EP On Belarus: Center For OMON Crimes Investigation, New Sanctions And Support

On Tuesday, 20 October, the European Parliament discussed a report on relations with Belarus. EU High Representative for Foreign Policy Josep Borrell noted that threats to demonstrators to use weapons indicate that the authorities are falling into despair. 

“Unfortunately, the situation on the ground in Belarus has not improved. It has been and it continues to be a brutal crackdown against citizens, journalists and against members of the Coordination Council.

The Interior Ministry recently authorised to use lethal force and the increasing levels of violence against protestors are extremely worrying. They are sending extremely worrying signs, but also signs of desperation on the side of authorities,” Borrell said.

At the same time, he believes that “the people’s patience is running out” referring to the planned People’s Ultimatum on 25 October announced by former presidential candidate Svetlana Tikhanovskaya.
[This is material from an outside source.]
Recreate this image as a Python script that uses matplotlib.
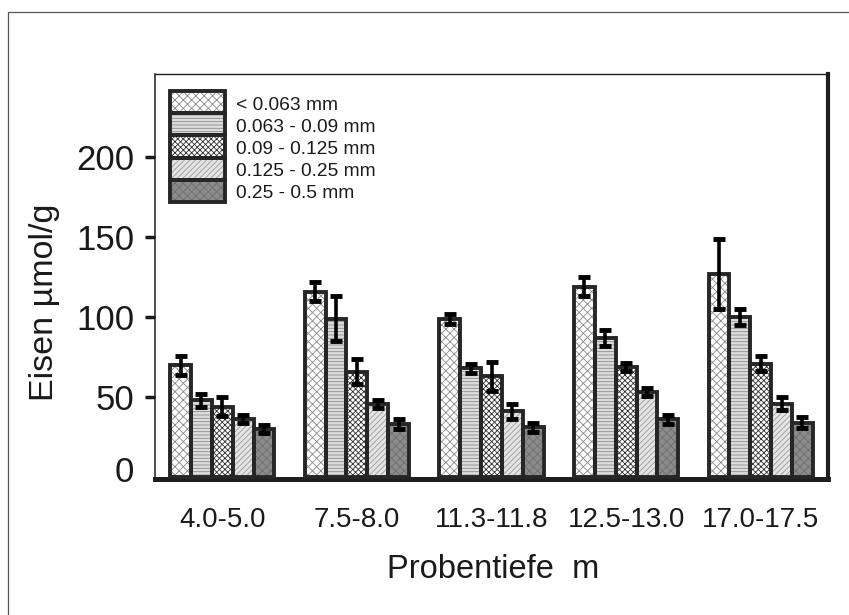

Recipe for EU relations with Belarus

The author of the report, Lithuanian MEP from the Renew Europe political group Petras Auštrevičius reminded that the protests in Belarus have been going on for more than 70 days.

“Belarusians are subjected to illegal arrests, humiliation, attacks, they are injured. This is done by security forces, which should protect them… All this cruelty is committed because of one person – Alexander Lukashenko, who puts his interests above the future of the Belarusian people and the independence of Belarus,” said Auštrevičius. According to the politician, the recipe for the EU in relation to Belarus is simple: solidarity, support and sanctions.

Anna Fotyga, a Polish representative of the European Conservatives and Reformists Party, considers this approach to be correct. “For more than 70 days, there have been decisive protests of Belarusians against the usurper president, who uses a nation’s power against the civilian population,” she said and called on expansion of sanctions, as well as increase support for the people of Belarus.

The Croatian Social Democrat Tonino Picula also supported the idea of ​​adding new names to the sanctions list. However, in other cases, his party takes a rather reserved position on imposing sanctions. He also stressed that the EU should provide assistance to victims of repression in Belarus.

What the European Parliament can do for Belarus?

“We have been holding debates for the fourth time [on Belarus – BelarusFeed note]. While we are debating, those who have the courage to speak out against injustice and violence are kidnapped, detained, thrown into jail, beaten, tortured and raped… Enough debate, let’s take action,” called on German MEP Viola von Cramon from the Green Party.

Viola von Cramon, in particular, suggested to add all those following criminal orders of Lukashenko to the sanctions list, as well as provide Schengen visas and the opportunity to work in the EU to people persecuted in Belarus.

“All violent regimes come to an end at some point. Lukashenko’s dictatorship is no exception. We must prepare for a peaceful transfer of power and right now promise financial assistance to the democratic government after Lukashenko leaves,” von Cramon said.

“I Am Ready To Go To Minsk.” Josep Borrel Wants EU To Stand By Belarusians

The European Parliament has no direct influence on the development of the EU’s foreign policy. However, the Lithuanian MEP from the European People’s Party Andrius Kubilius suggested the establishment of a mission of former presidents and prime ministers.

The European Parliament had such a mission in 2012 to monitor politically motivated criminal cases in Ukraine. Besides, he suggested to create a special center for the “international investigation of OMON [riot police] crimes.” Its task would be to register violations and provide legal assistance to victims.

Borrell: No answer

Almost all MEPs expressed support for the report. Only Thierry Mariani, a representative of the right-wing populist Identity and Democracy Party, criticised it. He is not satisfied with one paragraph of the report calling to recognise the results of the presidential election in Belarus on the basis of a sociological survey on the internet. “This is a very dangerous method for democracy,” he noted.

Indeed, the report cites a poll by the Golos platform, from which Tikhanovskaya received the majority of votes. However, it does not specify that Golos does not report that it has true results of the presidential election in Belarus on 9 August, it only claims that they were falsified.

Josep Borrell, in turn, stressed that the only way out of this situation is to hold new, honest and fair elections. This is the official position of the European Union, agreed upon by the foreign ministers a week earlier.

Borrell recalled that the EU did not recognise the results of the August elections, following which Alexander Lukashenko declared himself president of Belarus. Addressing Lukashenko in absentia, Borrell said: “You lack democratic legitimacy for doing so, we do not recognise you as the legitimate President of Belarus.

“We continue to support the proposal for an OSCE [Organization for Security and Co-operation in Europe] mission to facilitate this dialogue and we are promoting such an approach with all international actors. But I have to say that to my regret, the Belarusian authorities are not responsive at all. In French you would say ‘Ils sont aux abonnés absents’. No answer,” he added.